Temps are good. High temp alert, the cpu at stock values is 70c. Your Cpu fan would be at 100% rpm. In bios you will only have a 5 degree increase on that temp threshold. So you can raise the Fan 100% spin up to 75c and that's all. That only gives you 15c headroom before throttle on a transistor rich processor. 

 

From any kind of experience with Zen chips, be first release to now, the cooler they run, the less voltage they leak. The less voltage they leak, the less voltage needed to run the chip. And then naturally will boost higher even with PBO on auto. I first experienced this with a R3 1200. On my Geothermal loop, it pinned all cores to it's XFR boost clocks lol.

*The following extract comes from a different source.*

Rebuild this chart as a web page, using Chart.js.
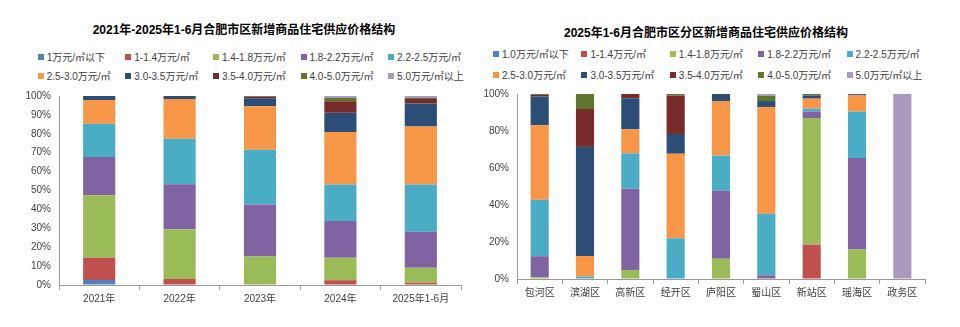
<!DOCTYPE html>
<html>
<head>
<meta charset="utf-8">
<script src="https://cdn.jsdelivr.net/npm/chart.js"></script>
<style>
  body { margin: 0; background: #fff; width: 960px; height: 327px; position: relative; overflow: hidden;
         font-family: "Liberation Sans", "Noto Sans CJK SC", sans-serif; }
  canvas { position: absolute; top: 0; }
  .title { position: absolute; font-weight: bold; font-size: 12px; color: #000; white-space: nowrap;
           transform: translate(-50%, -50%); font-family: "Liberation Sans", "Noto Sans CJK SC", sans-serif; }
  .leg { position: absolute; font-size: 10px; color: #404040; white-space: nowrap; line-height: 12px; }
  .leg i { display: inline-block; width: 6px; height: 6px; margin-right: 3px; vertical-align: 1px; }
</style>
</head>
<body>
<div class="title" style="left:244px;top:28px">2021年-2025年1-6月合肥市区新增商品住宅供应价格结构</div>
<div class="title" style="left:706px;top:31px">2025年1-6月合肥市区分区新增商品住宅供应价格结构</div>
<div id="legendLeft"></div>
<div id="legendRight"></div>
<canvas id="chartLeft" width="480" height="327" style="left:0"></canvas>
<canvas id="chartRight" width="480" height="327" style="left:480px"></canvas>
<script>
// Price bands (series)
const bandColors = ['#4F81BD', '#C0504D', '#9BBB59', '#8064A2', '#4BACC6',
                    '#F79646', '#2C4D75', '#772C2A', '#5F7530', '#A99BBD'];
const yearBandNames = ['1万元/㎡以下', '1-1.4万元/㎡', '1.4-1.8万元/㎡', '1.8-2.2万元/㎡', '2.2-2.5万元/㎡',
                       '2.5-3.0万元/㎡', '3.0-3.5万元/㎡', '3.5-4.0万元/㎡', '4.0-5.0万元/㎡', '5.0万元/㎡以上'];
const distBandNames = ['1.0万元/㎡以下', '1-1.4万元/㎡', '1.4-1.8万元/㎡', '1.8-2.2万元/㎡', '2.2-2.5万元/㎡',
                       '2.5-3.0万元/㎡', '3.0-3.5万元/㎡', '3.5-4.0万元/㎡', '4.0-5.0万元/㎡', '5.0万元/㎡以上'];

// Left chart: by year (%)
const yearCats = ['2021年', '2022年', '2023年', '2024年', '2025年1-6月'];
const yearLt10  = [2.6, 0, 0, 0, 0];
const year10_14 = [11.8, 3.2, 0.3, 2.5, 1.2];
const year14_18 = [33.1, 26.3, 14.8, 11.9, 7.9];
const year18_22 = [20.2, 23.8, 27.5, 19.5, 19.1];
const year22_25 = [17.6, 24.1, 29.0, 19.3, 25.0];
const year25_30 = [12.6, 21.0, 23.0, 27.7, 30.7];
const year30_35 = [2.1, 1.6, 4.2, 10.2, 12.1];
const year35_40 = [0, 0, 0.9, 6.1, 2.4];
const year40_50 = [0, 0, 0.3, 1.7, 0.6];
const yearGt50  = [0, 0, 0, 1.1, 1.0];
const yearTicks = [0, 10, 20, 30, 40, 50, 60, 70, 80, 90, 100];

// Right chart: by district, 2025 H1 (%)
const distCats = ['包河区', '滨湖区', '高新区', '经开区', '庐阳区', '蜀山区', '新站区', '瑶海区', '政务区'];
const distLt10  = [0, 0, 0, 0, 0, 0, 0, 0, 0];
const dist10_14 = [0, 0, 0, 0, 0, 0, 18.6, 0, 0];
const dist14_18 = [0.9, 0, 4.9, 0, 11.0, 0, 68.4, 15.9, 0];
const dist18_22 = [11.4, 0, 43.9, 0, 36.7, 2.0, 3.5, 49.5, 0];
const dist22_25 = [30.6, 1.3, 19.1, 22.0, 19.0, 33.3, 1.6, 25.1, 0];
const dist25_30 = [40.2, 11.1, 13.0, 45.7, 29.5, 57.7, 5.4, 9.0, 0];
const dist30_35 = [15.5, 59.0, 16.8, 10.7, 3.8, 3.2, 1.6, 0.5, 0];
const dist35_40 = [0.9, 20.5, 2.3, 20.7, 0, 0, 0, 0, 0];
const dist40_50 = [0.5, 8.1, 0, 0.9, 0, 2.9, 0.9, 0, 0];
const distGt50  = [0, 0, 0, 0, 0, 0.9, 0, 0, 100];
const distTicks = [0, 20, 40, 60, 80, 100];

const yearSeries = [yearLt10, year10_14, year14_18, year18_22, year22_25,
                    year25_30, year30_35, year35_40, year40_50, yearGt50];
const distSeries = [distLt10, dist10_14, dist14_18, dist18_22, dist22_25,
                    dist25_30, dist30_35, dist35_40, dist40_50, distGt50];

const axisColor = '#9a9a9a';
const tickColor = '#404040';
const tickFont = { size: 10, family: '"Liberation Sans", "Noto Sans CJK SC", sans-serif' };

// HTML legends in an Excel-like grid
function buildLegend(el, names, x0, dx, rowsY) {
    names.forEach((name, i) => {
        const d = document.createElement('div');
        d.className = 'leg';
        d.style.left = (x0 + dx * (i % 5)) + 'px';
        d.style.top = (rowsY[Math.floor(i / 5)] - 6) + 'px';
        d.innerHTML = `<i style="background:${bandColors[i]}"></i>${name}`;
        el.appendChild(d);
    });
}
buildLegend(document.getElementById('legendLeft'), yearBandNames, 37.7, 87.6, [58, 77]);
buildLegend(document.getElementById('legendRight'), distBandNames, 493, 88.4, [55, 76]);

function makeChart(id, cats, series, names, ticks, step, pad, yWidth, xHeight) {
    new Chart(document.getElementById(id), {
        type: 'bar',
        data: {
            labels: cats,
            datasets: series.map((vals, i) => ({
                label: names[i],
                data: vals,
                backgroundColor: bandColors[i],
                borderWidth: 0,
                categoryPercentage: 1,
                barPercentage: 0.4
            }))
        },
        options: {
            responsive: false,
            animation: false,
            layout: { padding: pad, autoPadding: false },
            plugins: { legend: { display: false }, title: { display: false }, tooltip: { enabled: false } },
            scales: {
                x: {
                    stacked: true,
                    grid: { offset: true, drawOnChartArea: false, tickLength: 5, color: axisColor },
                    border: { color: axisColor },
                    ticks: { color: tickColor, font: tickFont, padding: 3, maxRotation: 0 },
                    afterFit: s => { s.height = xHeight; }
                },
                y: {
                    stacked: true,
                    min: 0,
                    max: 100,
                    afterBuildTicks: s => { s.ticks = ticks.map(v => ({ value: v })); },
                    ticks: { stepSize: step, color: tickColor, font: tickFont, padding: 8, callback: v => v + '%' },
                    grid: { drawOnChartArea: false, drawTicks: false },
                    border: { color: axisColor },
                    afterFit: s => { s.width = yWidth; }
                }
            }
        }
    });
}

makeChart('chartLeft', yearCats, yearSeries, yearBandNames, yearTicks, 10,
          { left: 0, right: 19, top: 96, bottom: 0 }, 59, 42);
makeChart('chartRight', distCats, distSeries, distBandNames, distTicks, 20,
          { left: 0, right: 35, top: 94, bottom: 0 }, 37, 48);
</script>
</body>
</html>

Not that it's some great accomplishment with PBO off, but could not replicate this with the stock cooler. 

 

So the idea is to use the minimum amount of voltage to produce the least amount of heat and go for efficiency. 50mhz is not a big loss if you can shave 10c off.

 

The one issue I did find through any kind of fun testing, sub ambient to sub zero, is that any kind of ambient cooling doesn't keep most of these chips below 60c where you'd want to take advantage of PBO or CPB or on Asus ROG Performance Enhancer levels. 

 

81c with Cinebench isn't bad. 9c headroom before throttle point. This temp will be higher with Prime95 AVX no doubt. You can quick runs with Intel Burn Test as well. That one produced some good heat too.